The Department of Health has acknowledged the problems with restricting certain CDs from nurse prescribers and has publicly recognised nurse prescribing as a great success.

Nurses have rolled out this initiative responsibly and last year in England alone, around 760,000 items of CDs were prescribed by nurses as either independent or supplementary prescribers. The highest number of items included co-codamol (prescribed independently) and methadone (currently prescribed as a supplementary prescriber).

The DH, Home Office and Commission on Human Medicines were all supportive of a public consultation and the results of this consultation have also been extremely favourable to the new developments.

The legal foundation

To allow these changes to take place, two pieces of legislation need to change. The first is the Medicines Act, and the DH has set out their legislation in Parliament to amend the act, allowing nurses to prescribe all CDs.

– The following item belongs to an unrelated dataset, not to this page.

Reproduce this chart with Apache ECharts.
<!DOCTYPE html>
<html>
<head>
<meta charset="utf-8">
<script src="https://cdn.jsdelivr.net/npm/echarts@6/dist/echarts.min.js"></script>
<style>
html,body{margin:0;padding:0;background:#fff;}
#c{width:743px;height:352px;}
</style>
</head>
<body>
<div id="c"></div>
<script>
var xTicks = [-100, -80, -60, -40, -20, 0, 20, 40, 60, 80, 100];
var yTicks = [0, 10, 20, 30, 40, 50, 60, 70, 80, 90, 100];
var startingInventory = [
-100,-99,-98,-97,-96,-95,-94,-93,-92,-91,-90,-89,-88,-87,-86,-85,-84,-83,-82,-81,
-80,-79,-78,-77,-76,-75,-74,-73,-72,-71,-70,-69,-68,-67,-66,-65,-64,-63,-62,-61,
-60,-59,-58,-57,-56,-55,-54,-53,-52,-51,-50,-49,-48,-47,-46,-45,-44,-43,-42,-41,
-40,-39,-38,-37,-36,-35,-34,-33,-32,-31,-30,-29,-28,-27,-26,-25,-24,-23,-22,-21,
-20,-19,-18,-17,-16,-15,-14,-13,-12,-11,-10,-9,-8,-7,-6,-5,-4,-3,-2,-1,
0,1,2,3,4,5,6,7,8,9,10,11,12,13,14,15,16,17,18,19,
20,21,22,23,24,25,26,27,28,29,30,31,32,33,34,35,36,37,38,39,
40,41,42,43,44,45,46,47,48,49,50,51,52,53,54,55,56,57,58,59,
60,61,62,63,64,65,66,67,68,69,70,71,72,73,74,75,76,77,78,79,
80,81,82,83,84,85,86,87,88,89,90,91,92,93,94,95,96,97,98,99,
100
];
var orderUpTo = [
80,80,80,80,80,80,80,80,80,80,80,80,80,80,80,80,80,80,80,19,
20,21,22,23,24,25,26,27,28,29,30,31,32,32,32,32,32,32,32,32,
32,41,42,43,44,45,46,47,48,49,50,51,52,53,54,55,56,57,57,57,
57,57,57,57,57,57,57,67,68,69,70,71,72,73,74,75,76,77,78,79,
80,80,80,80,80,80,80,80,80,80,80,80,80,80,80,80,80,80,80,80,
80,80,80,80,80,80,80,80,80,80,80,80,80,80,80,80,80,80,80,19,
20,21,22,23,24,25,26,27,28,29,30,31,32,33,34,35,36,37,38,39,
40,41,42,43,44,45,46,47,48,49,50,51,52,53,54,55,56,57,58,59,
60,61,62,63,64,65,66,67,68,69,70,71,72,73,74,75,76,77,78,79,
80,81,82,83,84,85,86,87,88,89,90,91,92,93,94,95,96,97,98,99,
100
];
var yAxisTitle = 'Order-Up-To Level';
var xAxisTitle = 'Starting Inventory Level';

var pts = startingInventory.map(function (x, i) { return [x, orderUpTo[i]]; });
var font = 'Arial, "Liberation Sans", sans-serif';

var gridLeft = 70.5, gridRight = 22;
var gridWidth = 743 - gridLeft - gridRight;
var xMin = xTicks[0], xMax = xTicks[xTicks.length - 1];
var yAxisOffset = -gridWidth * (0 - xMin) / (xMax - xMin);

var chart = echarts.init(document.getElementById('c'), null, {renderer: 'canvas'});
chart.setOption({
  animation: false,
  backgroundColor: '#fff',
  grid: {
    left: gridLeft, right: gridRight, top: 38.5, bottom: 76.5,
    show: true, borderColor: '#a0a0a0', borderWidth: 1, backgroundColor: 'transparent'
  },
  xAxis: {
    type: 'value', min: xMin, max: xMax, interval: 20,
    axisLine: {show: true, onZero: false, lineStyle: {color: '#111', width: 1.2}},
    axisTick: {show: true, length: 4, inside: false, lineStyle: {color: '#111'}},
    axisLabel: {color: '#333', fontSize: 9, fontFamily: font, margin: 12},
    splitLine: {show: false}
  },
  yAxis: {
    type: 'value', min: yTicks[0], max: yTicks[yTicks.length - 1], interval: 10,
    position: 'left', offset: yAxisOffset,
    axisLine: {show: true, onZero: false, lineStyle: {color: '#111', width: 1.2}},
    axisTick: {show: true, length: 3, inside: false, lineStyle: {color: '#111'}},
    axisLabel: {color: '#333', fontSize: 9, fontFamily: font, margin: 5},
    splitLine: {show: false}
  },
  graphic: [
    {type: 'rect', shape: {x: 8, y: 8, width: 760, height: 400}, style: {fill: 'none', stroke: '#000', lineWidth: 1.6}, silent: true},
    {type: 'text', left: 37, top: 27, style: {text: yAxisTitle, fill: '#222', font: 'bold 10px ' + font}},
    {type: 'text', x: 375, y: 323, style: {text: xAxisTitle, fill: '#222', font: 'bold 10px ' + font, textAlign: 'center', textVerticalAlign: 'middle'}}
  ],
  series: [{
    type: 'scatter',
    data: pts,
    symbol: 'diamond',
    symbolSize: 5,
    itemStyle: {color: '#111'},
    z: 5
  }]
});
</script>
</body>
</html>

Second is the Misuse of Drugs Act and we hope the Home Office will lay their legislation in Parliament within the next month or so. Again this needs to be amended to allow nurses to prescribe these extra CDs and for the nurses who use PGDs to be able to use the proposed changes.

Within the next four-to-six weeks we hope to hear the news that we have lobbied long and hard for – that qualified extended independent nurse prescribers will be able to prescribe, within their own competence, all controlled drugs that are currently prescribed by most doctors.

More changes in the pipeline

The other proposed changes to the legislation will affect PGDs and staff who use this method of supplying/administering CDs.

At present nurses and certain other registered health care professionals can only administer diamorphine to a patient with cardiac pain in an A&E or CCU. We hope this will be extended to allow morphine as well as diamorphine – also that the new legislation will remove the stated geographical location of A&E or CCU to allow for other areas such as pre-hospital care, and consider other scenarios where such opiates would benefit patient care, such as for trauma patients.

Will we get critics for these developments?

Of course we will, but we must remember that the changes that have allowed nurse prescribing to open up to the entire British National Formulary (BNF) have not developed overnight. As a profession, it has taken us over 20 years to get this far.

We have trained around 55,000 nurse prescribers, some 13,000 of them as independent and supplementary prescribers. Around 90 per cent of prescribers have been qualified for over 15 years.

Independent and supplementary prescribers nearly all have first degrees, masters or PhDs, alongside their own specialist qualifications within their speciality.

Nurse prescribing has been very well evaluated, with a positive response from most clinicians, nurses and patients.

And doctors do support us

For the minority of medical staff who have opposed nurse prescribing, we can always remind ourselves that over 13,000 nurses who have qualified with the independent/supplementary prescribing qualification have all been supported and passed by a medical mentor. The course itself is rigorous and the standards from the NMC are among the most demanding of any profession.

We too believe that patient safety is of the utmost importance.

And finally, for people who are just concerned about nurses prescribing CDs, we can of course demonstrate that we are already prescribing them safely - we are just changing the mechanism to improve on patient care.